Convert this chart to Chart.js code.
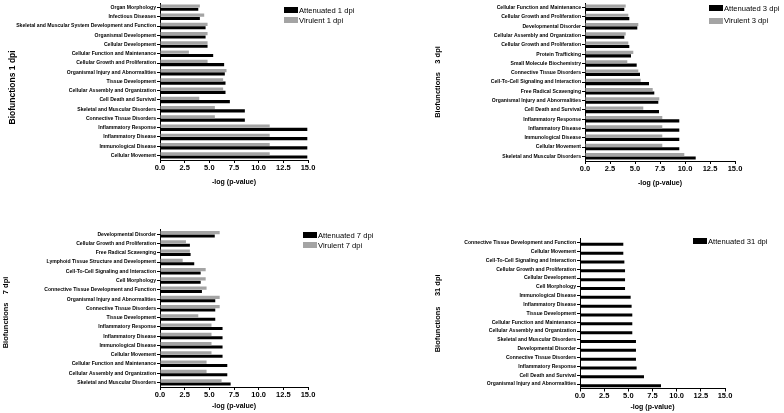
<!DOCTYPE html>
<html>
<head>
<meta charset="utf-8">
<script src="https://cdn.jsdelivr.net/npm/chart.js@4.4.1/dist/chart.umd.min.js"></script>
<style>
    html, body { margin: 0; padding: 0; background: #fff; }
    #fig { position: relative; width: 784px; height: 413px; overflow: hidden; font-family: 'Liberation Sans', Arial, sans-serif; }
    .panel { position: absolute; }
    .legend { position: absolute; font-size: 7.6px; color: #000; white-space: nowrap; }
    .legend .row { display: flex; align-items: center; }
    .legend .sw { display: inline-block; width: 14px; height: 6px; margin-right: 1px; }
</style>
</head>
<body>
<div id="fig"></div>
<script>
// --- Dados ---
const xTickLabels = ['0.0', '2.5', '5.0', '7.5', '10.0', '12.5', '15.0'];
const xTitle = '-log (p-value)';

// 1 dpi
const categories1 = ['Organ Morphology', 'Infectious Diseases', 'Skeletal and Muscular System Development and Function',
    'Organismal Development', 'Cellular Development', 'Cellular Function and Maintenance', 'Cellular Growth and Proliferation',
    'Organismal Injury and Abnormalities', 'Tissue Development', 'Cellular Assembly and Organization', 'Cell Death and Survival',
    'Skeletal and Muscular Disorders', 'Connective Tissue Disorders', 'Inflammatory Response', 'Inflammatory Disease',
    'Immunological Disease', 'Cellular Movement'];
const attenuated1 = [3.88, 4.04, 4.62, 4.62, 4.82, 5.39, 6.5, 6.57, 6.64, 6.64, 7.08, 8.6, 8.6, 14.93, 14.93, 14.93, 14.93];
const virulent1 = [4.04, 4.48, 4.82, 4.82, 4.82, 2.93, 4.82, 6.74, 6.4, 6.4, 3.98, 5.56, 5.56, 11.12, 11.12, 11.12, 11.12];

// 3 dpi
const categories3 = ['Cellular Function and Maintenance', 'Cellular Growth and Proliferation', 'Developmental Disorder',
    'Cellular Assembly and Organization', 'Cellular Growth and Proliferation', 'Protein Trafficking', 'Small Molecule Biochemistry',
    'Connective Tissue Disorders', 'Cell-To-Cell Signaling and Interaction', 'Free Radical Scavenging',
    'Organismal Injury and Abnormalities', 'Cell Death and Survival', 'Inflammatory Response', 'Inflammatory Disease',
    'Immunological Disease', 'Cellular Movement', 'Skeletal and Muscular Disorders'];
const attenuated3 = [3.93, 4.43, 5.23, 3.93, 4.43, 4.6, 5.17, 5.5, 6.4, 6.93, 7.33, 7.4, 9.43, 9.43, 9.43, 9.43, 11.07];
const virulent3 = [4.07, 4.33, 5.33, 4.07, 4.33, 4.83, 4.23, 5.33, 5.57, 6.77, 7.43, 5.83, 7.73, 7.73, 7.73, 7.73, 9.93];

// 7 dpi
const categories7 = ['Developmental Disorder', 'Cellular Growth and Proliferation', 'Free Radical Scavenging',
    'Lymphoid Tissue Structure and Development', 'Cell-To-Cell Signaling and Interaction', 'Cell Morphology',
    'Connective Tissue Development and Function', 'Organismal Injury and Abnormalities', 'Connective Tissue Disorders',
    'Tissue Development', 'Inflammatory Response', 'Inflammatory Disease', 'Immunological Disease', 'Cellular Movement',
    'Cellular Function and Maintenance', 'Cellular Assembly and Organization', 'Skeletal and Muscular Disorders'];
const attenuated7 = [5.55, 3.03, 3.1, 3.47, 4.12, 4.12, 4.25, 5.6, 5.6, 5.6, 6.34, 6.34, 6.34, 6.34, 6.82, 6.82, 7.16];
const virulent7 = [6.05, 2.63, 3.03, 2.3, 4.63, 4.63, 4.72, 6.05, 6.05, 3.88, 5.22, 5.22, 5.22, 5.22, 4.72, 4.72, 6.24];

// 31 dpi
const categories31 = ['Connective Tissue Development and Function', 'Cellular Movement', 'Cell-To-Cell Signaling and Interaction',
    'Cellular Growth and Proliferation', 'Cellular Development', 'Cell Morphology', 'Immunological Disease',
    'Inflammatory Disease', 'Tissue Development', 'Cellular Function and Maintenance', 'Cellular Assembly and Organization',
    'Skeletal and Muscular Disorders', 'Developmental Disorder', 'Connective Tissue Disorders', 'Inflammatory Response',
    'Cell Death and Survival', 'Organismal Injury and Abnormalities'];
const attenuated31 = [4.48, 4.48, 4.59, 4.66, 4.66, 4.66, 5.24, 5.34, 5.41, 5.41, 5.41, 5.79, 5.79, 5.79, 5.86, 6.62, 8.38];

const COLOR_ATT = '#000000';
const COLOR_VIR = '#a4a4a4';

// --- Layout dos painéis ---
const panels = [
    {
        left: 0, top: 0, width: 392, height: 191, plot: { left: 160, right: 308, top: 3 }, xAxisH: 31, xTitlePad: 4.5,
        yTitle: 'Biofunctions 1 dpi     ', yTitleSize: 8.5, yTitlePad: 7.6,
        legend: { x: 284, y: 10, gap: 10 },
        labels: categories1,
        datasets: [
            { label: 'Virulent 1 dpi', data: virulent1, backgroundColor: COLOR_VIR },
            { label: 'Attenuated 1 dpi', data: attenuated1, backgroundColor: COLOR_ATT }
        ]
    },
    {
        left: 426, top: 0, width: 358, height: 192, plot: { left: 585, right: 735, top: 3 }, xAxisH: 31, xTitlePad: 4.5,
        yTitle: 'Biofunctions    3 dpi', yTitleSize: 7.5, yTitlePad: 7.5,
        legend: { x: 709, y: 8, gap: 12.5 },
        labels: categories3,
        datasets: [
            { label: 'Virulent 3 dpi', data: virulent3, backgroundColor: COLOR_VIR },
            { label: 'Attenuated 3 dpi', data: attenuated3, backgroundColor: COLOR_ATT }
        ]
    },
    {
        left: 0, top: 220, width: 392, height: 193, plot: { left: 160, right: 308, top: 229.7 }, xAxisH: 26, xTitlePad: 2.8,
        yTitle: 'Biofunctions    7 dpi    ', yTitleSize: 7.5, yTitlePad: 1.5,
        legend: { x: 303, y: 235, gap: 10 },
        labels: categories7,
        datasets: [
            { label: 'Virulent 7 dpi', data: virulent7, backgroundColor: COLOR_VIR },
            { label: 'Attenuated 7 dpi', data: attenuated7, backgroundColor: COLOR_ATT }
        ]
    },
    {
        left: 426, top: 220, width: 358, height: 193, plot: { left: 580, right: 725, top: 238.3 }, xAxisH: 24.5, xTitlePad: 2.1,
        yTitle: 'Biofunctions     31 dpi', yTitleSize: 7.5, yTitlePad: 7.5,
        legend: { x: 693, y: 241.3, gap: 10 },
        labels: categories31,
        datasets: [
            { label: 'Virulent 31 dpi', data: [], backgroundColor: COLOR_VIR },
            { label: 'Attenuated 31 dpi', data: attenuated31, backgroundColor: COLOR_ATT }
        ]
    }
];

// --- Funções ---
const fig = document.getElementById('fig');
Chart.defaults.font.family = "'Liberation Sans', Arial, sans-serif";
Chart.defaults.color = '#000';

function buildChart(p) {
    const wrap = document.createElement('div');
    wrap.className = 'panel';
    wrap.style.left = p.left + 'px';
    wrap.style.top = p.top + 'px';
    const canvas = document.createElement('canvas');
    canvas.width = p.width;
    canvas.height = p.height;
    canvas.style.width = p.width + 'px';
    canvas.style.height = p.height + 'px';
    wrap.appendChild(canvas);
    fig.appendChild(wrap);

    const yAxisW = p.plot.left - p.left;
    const axisLine = { display: true, color: '#000', width: 1 };
    const tickMarks = { drawOnChartArea: false, drawTicks: true, tickLength: 3, color: '#000', lineWidth: 1 };

    new Chart(canvas, {
        type: 'bar',
        data: { labels: p.labels, datasets: p.datasets },
        options: {
            indexAxis: 'y',
            responsive: false,
            animation: false,
            devicePixelRatio: 1,
            layout: { padding: { top: p.plot.top - p.top, right: p.left + p.width - p.plot.right, left: 0, bottom: 0 } },
            datasets: { bar: { barPercentage: 0.95, categoryPercentage: 0.72 } },
            plugins: { legend: { display: false }, tooltip: { enabled: false } },
            scales: {
                x: {
                    type: 'linear',
                    min: 0,
                    max: 15,
                    afterBuildTicks: s => { s.ticks = xTickLabels.map(t => ({ value: parseFloat(t) })); },
                    ticks: { callback: (v, i) => xTickLabels[i], font: { size: 7.5, weight: 'bold' }, padding: 0, maxRotation: 0, autoSkip: false },
                    grid: tickMarks,
                    border: axisLine,
                    title: { display: true, text: xTitle, font: { size: 7, weight: 'bold' }, padding: { top: 0, bottom: p.xTitlePad } },
                    afterFit: s => { s.height = p.xAxisH; s.paddingLeft = 0; s.paddingRight = 0; s.paddingTop = 0; s.paddingBottom = 0; }
                },
                y: {
                    type: 'category',
                    offset: true,
                    ticks: { font: { size: 5.1, weight: 'bold' }, padding: 1, autoSkip: false },
                    grid: Object.assign({ offset: false }, tickMarks),
                    border: axisLine,
                    title: { display: true, text: p.yTitle, font: { size: p.yTitleSize, weight: 'bold' }, padding: { top: p.yTitlePad, bottom: 0 } },
                    afterFit: s => { s.width = yAxisW; s.paddingLeft = 0; s.paddingRight = 0; s.paddingTop = 0; s.paddingBottom = 0; }
                }
            }
        }
    });
}

function buildLegend(p) {
    const box = document.createElement('div');
    box.className = 'legend';
    box.style.left = p.legend.x + 'px';
    box.style.top = (p.legend.y - p.legend.gap / 2) + 'px';
    // Attenuated primeiro, como na legenda original
    p.datasets.slice().reverse().filter(d => d.data.length).forEach(d => {
        const row = document.createElement('div');
        row.className = 'row';
        row.style.height = p.legend.gap + 'px';
        row.innerHTML = `<span class="sw" style="background:${d.backgroundColor}"></span>${d.label}`;
        box.appendChild(row);
    });
    fig.appendChild(box);
}

// --- Inicialização ---
panels.forEach(p => {
    buildChart(p);
    buildLegend(p);
});
</script>
</body>
</html>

◆ ◆ ◆ ◆ ◆ ◆ ◆

> **Short problem**
Set down again, exactly, the lines of the material above from its first line to the one with "11.12, 11.12, 11.12];", inclusive. Leave the pictures out.

> **Correct response**
Convert this chart to Chart.js code.
<!DOCTYPE html>
<html>
<head>
<meta charset="utf-8">
<script src="https://cdn.jsdelivr.net/npm/chart.js@4.4.1/dist/chart.umd.min.js"></script>
<style>
    html, body { margin: 0; padding: 0; background: #fff; }
    #fig { position: relative; width: 784px; height: 413px; overflow: hidden; font-family: 'Liberation Sans', Arial, sans-serif; }
    .panel { position: absolute; }
    .legend { position: absolute; font-size: 7.6px; color: #000; white-space: nowrap; }
    .legend .row { display: flex; align-items: center; }
    .legend .sw { display: inline-block; width: 14px; height: 6px; margin-right: 1px; }
</style>
</head>
<body>
<div id="fig"></div>
<script>
// --- Dados ---
const xTickLabels = ['0.0', '2.5', '5.0', '7.5', '10.0', '12.5', '15.0'];
const xTitle = '-log (p-value)';

// 1 dpi
const categories1 = ['Organ Morphology', 'Infectious Diseases', 'Skeletal and Muscular System Development and Function',
    'Organismal Development', 'Cellular Development', 'Cellular Function and Maintenance', 'Cellular Growth and Proliferation',
    'Organismal Injury and Abnormalities', 'Tissue Development', 'Cellular Assembly and Organization', 'Cell Death and Survival',
    'Skeletal and Muscular Disorders', 'Connective Tissue Disorders', 'Inflammatory Response', 'Inflammatory Disease',
    'Immunological Disease', 'Cellular Movement'];
const attenuated1 = [3.88, 4.04, 4.62, 4.62, 4.82, 5.39, 6.5, 6.57, 6.64, 6.64, 7.08, 8.6, 8.6, 14.93, 14.93, 14.93, 14.93];
const virulent1 = [4.04, 4.48, 4.82, 4.82, 4.82, 2.93, 4.82, 6.74, 6.4, 6.4, 3.98, 5.56, 5.56, 11.12, 11.12, 11.12, 11.12];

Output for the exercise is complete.